I’m somewhat pleasantly surprised that the 39 hours I have just spent in a Chinese hard sleeper carriage (it’s not as bad/uncomfortable as it sounds) getting here to Urumqi in northwestern China passed as quickly as they did. I had positively nothing to keep me occupied – no book (except for my Central Asia guidebook that I’ve already read inside-out), no laptop (once the power died that was – lack of outlets again), no travel companion to shoot the breeze with. Nada. Of course, I had my iPod but even music & Podcasts get tiring after a while. I spent most of the journey’s daylight hours staring out the carriage window at the bleak, uninviting landscape we passed through, pitying anyone living in the numerous towns, villages and track side settlements I saw. Needless to say I took a few pictures, but not too many.
On the way back through the train I fired up the Instagram Hyperlapse app on my iPod. This is the result.
For the longest time, China has for me been nothing more than a stepping stone to somewhere else. Aside from my very first visit back in late 2004, when I spent 6 weeks touring the country in a clockwise loop from Beijing, China has only ever been in the way, somewhere I’ve used, & traversed, to get someplace else – Vietnam in 2005, Mongolia & Russia in 2006 & 2012, Tibet & the Indian Subcontinent in 2008, & now Kazakhstan & Central Asia in 2015. But I’m not quite there – Central Asia – just yet. Almost, but not quite. I’ve just one more Chinese city to deal with.
Today is my 9th & last day on this my 6th visit to China. I’m spending it in Urumqi, a city on the northwest of the country. Again, it’s a big place, the political, industrial & economic capital of Xinjiang, China’s largest province and the homeland of the Uighur people. Rough Guides claims it – the city – to be ‘a drab & functional place’, a rather concise description I’d have to concur with. I arrived off the train from Beijing at 7 a.m. yesterday morning, a whole 12 hours before the departure of the next 24-hour overnight bus to Almaty in Kazakhstan, my next port of call as I head west. There’s obviously not a lot going on here in Urumqi & so, & when purchasing a bus ticket shortly after arrival in the city yesterday, I debated hard whether or not to leave at the earliest opportunity or give the city the bare minimum of 1 night. I eventually decided to stick to the original plan and stay the night – aside from anything else, I’ve been moving a lot of late (only 3 days ago I was in the largest city in the extreme northeast of the country & now I find myself in the equivalent city in the northwest) and thought I could do with staying put, even in a place as ho hum as Urumqi.

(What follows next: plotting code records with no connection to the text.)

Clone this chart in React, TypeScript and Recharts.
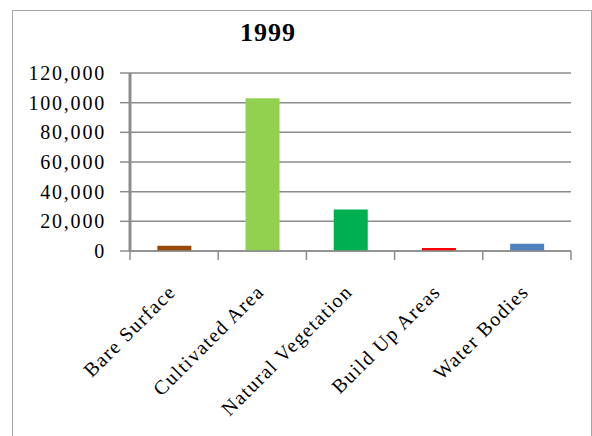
import { BarChart, Bar, XAxis, YAxis, CartesianGrid, Cell } from 'recharts';

// Land cover classes for 1999 (area units as reported)
const categories = ['Bare Surface', 'Cultivated Area', 'Natural Vegetation', 'Build Up Areas', 'Water Bodies'];
const areaValues = [3600, 103000, 28000, 2100, 4900];
const barColors = ['#984807', '#92d050', '#00b050', '#ff0000', '#4f81bd'];
const yTicks = [0, 20000, 40000, 60000, 80000, 100000, 120000];

const data = categories.map((name, i) => ({ name, value: areaValues[i] }));

const FONT = '"Liberation Serif", "Times New Roman", serif';
const GRID = '#8c8c8c';

const formatNumber = (v: number) => v.toLocaleString('en-US');

// rotated label plus tick marks on the category boundaries (half a band either side)
const CategoryTick = ({ x, y, payload, index, visibleTicksCount }: any) => {
  const half = payload.offset ?? 0;
  const isLast = index === visibleTicksCount - 1;
  return (
    <g>
      <line x1={x - half} x2={x - half} y1={y} y2={y + 9} stroke={GRID} strokeWidth={1.5} />
      {isLast && <line x1={x + half} x2={x + half} y1={y} y2={y + 9} stroke={GRID} strokeWidth={1.5} />}
      <g transform={`translate(${x + 3},${y + 42})`}>
        <text
          x={0}
          y={0}
          textAnchor="end"
          transform="rotate(-45)"
          fontFamily={FONT}
          fontSize={20}
          letterSpacing={1.4}
          fill="#000"
        >
          {payload.value}
        </text>
      </g>
    </g>
  );
};

export default function App() {
  return (
    <div style={{ position: 'absolute', left: 0, top: 0, width: 592, height: 436, overflow: 'hidden', background: '#fff' }}>
      {/* chart frame, bottom edge runs past the page */}
      <div
        style={{
          position: 'absolute',
          left: 12,
          top: 10,
          width: 580,
          height: 460,
          border: '1.5px solid #a6a6a6',
          boxSizing: 'border-box',
        }}
      />
      <div
        style={{
          position: 'absolute',
          left: 0,
          top: 20,
          width: 536,
          textAlign: 'center',
          fontFamily: FONT,
          fontWeight: 'bold',
          fontSize: 26,
          lineHeight: '26px',
          letterSpacing: 1,
          color: '#000',
        }}
      >
        1999
      </div>
      <div style={{ position: 'absolute', left: 0, top: 0 }}>
        <BarChart
          width={592}
          height={436}
          data={data}
          margin={{ top: 73, right: 21, left: 12, bottom: 184 }}
          barCategoryGap="31%"
        >
          <CartesianGrid vertical={false} stroke={GRID} strokeWidth={1.5} />
          <XAxis
            dataKey="name"
            type="category"
            height={1}
            tickSize={0}
            tickMargin={0}
            tickLine={false}
            interval={0}
            stroke={GRID}
            axisLine={{ stroke: GRID, strokeWidth: 1.5 }}
            tick={<CategoryTick />}
          />
          <YAxis
            width={118}
            domain={[0, 120000]}
            ticks={yTicks}
            interval={0}
            tickSize={10}
            tickMargin={14}
            tickFormatter={formatNumber}
            tickLine={{ stroke: GRID, strokeWidth: 1.5 }}
            axisLine={{ stroke: GRID, strokeWidth: 3 }}
            tick={{ fontFamily: FONT, fontSize: 20, fill: '#000', letterSpacing: 1.8 }}
          />
          <Bar dataKey="value" isAnimationActive={false}>
            {data.map((entry, index) => (
              <Cell key={`cell-${index}`} fill={barColors[index]} />
            ))}
          </Bar>
        </BarChart>
      </div>
    </div>
  );
}
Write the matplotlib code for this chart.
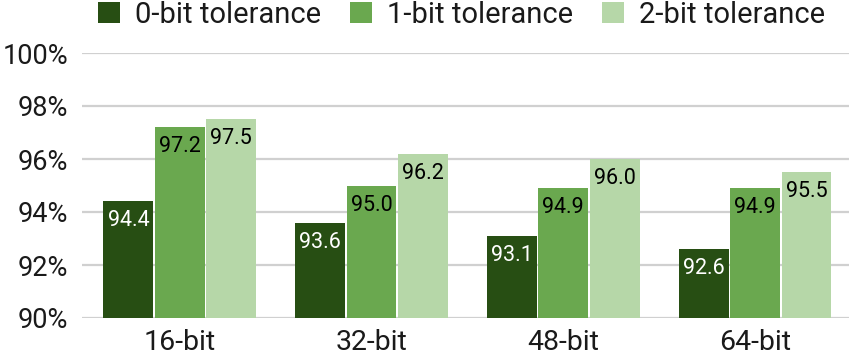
import matplotlib.pyplot as plt
import numpy as np

plt.rcParams['font.family'] = ['Roboto', 'DejaVu Sans']

categories = ['16-bit', '32-bit', '48-bit', '64-bit']
series = ['0-bit tolerance', '1-bit tolerance', '2-bit tolerance']
tol0 = [94.4, 93.6, 93.1, 92.6]
tol1 = [97.2, 95.0, 94.9, 94.9]
tol2 = [97.5, 96.2, 96.0, 95.5]
colors = ['#274e13', '#6aa84f', '#b6d7a8']
text_colors = ['white', 'black', 'black']

fig = plt.figure(figsize=(8.5, 3.56), dpi=100)
ax = fig.add_axes([82/850, 1 - 318/356, 767/850, 265/356])

x = np.arange(len(categories))
w = 0.26
for i, (vals, name) in enumerate(zip([tol0, tol1, tol2], series)):
    pos = x + (i - 1) * 0.268
    ax.bar(pos, vals, width=w, color=colors[i], label=name, zorder=3)
    for xb, v in zip(pos, vals):
        ax.text(xb, v - 0.34, f'{v:.1f}', ha='center', va='top', fontsize=15.5,
                color=text_colors[i], zorder=4)

ax.set_ylim(90, 100)
ax.set_xlim(-0.51, len(categories) - 0.51)
ax.set_yticks(np.arange(90, 101, 2))
ax.set_yticklabels([f'{t}%' for t in range(90, 101, 2)])
ax.set_xticks(x)
ax.set_xticklabels(categories)
ax.tick_params(axis='both', length=0, colors='#1a1a1a')
ax.tick_params(axis='y', pad=10, labelsize=19.5)
ax.tick_params(axis='x', pad=8, labelsize=20.5)
ax.grid(axis='y', color='#d0d0d0', linewidth=1.6, zorder=0)
for s in ax.spines.values():
    s.set_visible(False)

leg = ax.legend(loc='center', bbox_to_anchor=(0.495, 1.145), ncol=3, frameon=False,
                fontsize=21, handlelength=0.76, handleheight=0.76, handletextpad=0.5,
                columnspacing=1.0, labelcolor='#1a1a1a')

fig.savefig('out.png', dpi=100)
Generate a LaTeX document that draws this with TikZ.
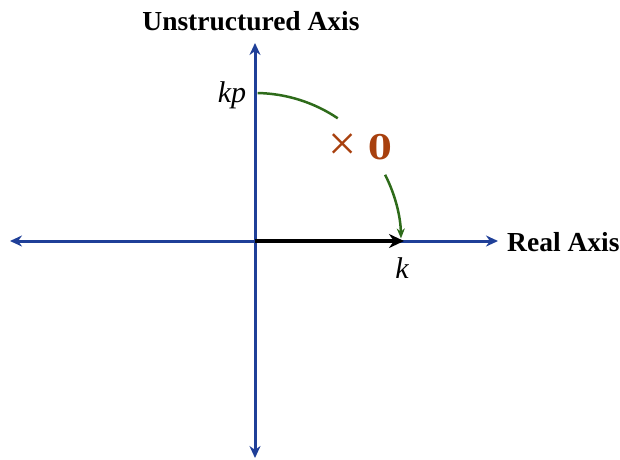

All that said, Urumqi can be pretty. It’s just not that pretty for very long.
Central Asia Bound
The 24-hour overnight bus to Almaty in Kazakhstan leaves Urumqi in 3 hours. One of the CHY440 (€60) berths on board the bus is mine. Google maps tells me it’s a 1 hour 30 minute flight from Urumqi to Almaty but offers up an apology for not knowing the land distance. Tut tut. All I know is it’s a long way & that sometime tomorrow I’ll cross over into Kazakhstan & Central Asia proper. Given the cancellation of my North Korea tour, which was supposed to start from Beijing in two days’ time, on the 13th, I’ll be entering the region earlier than initially planned. More time I guess for pastures new.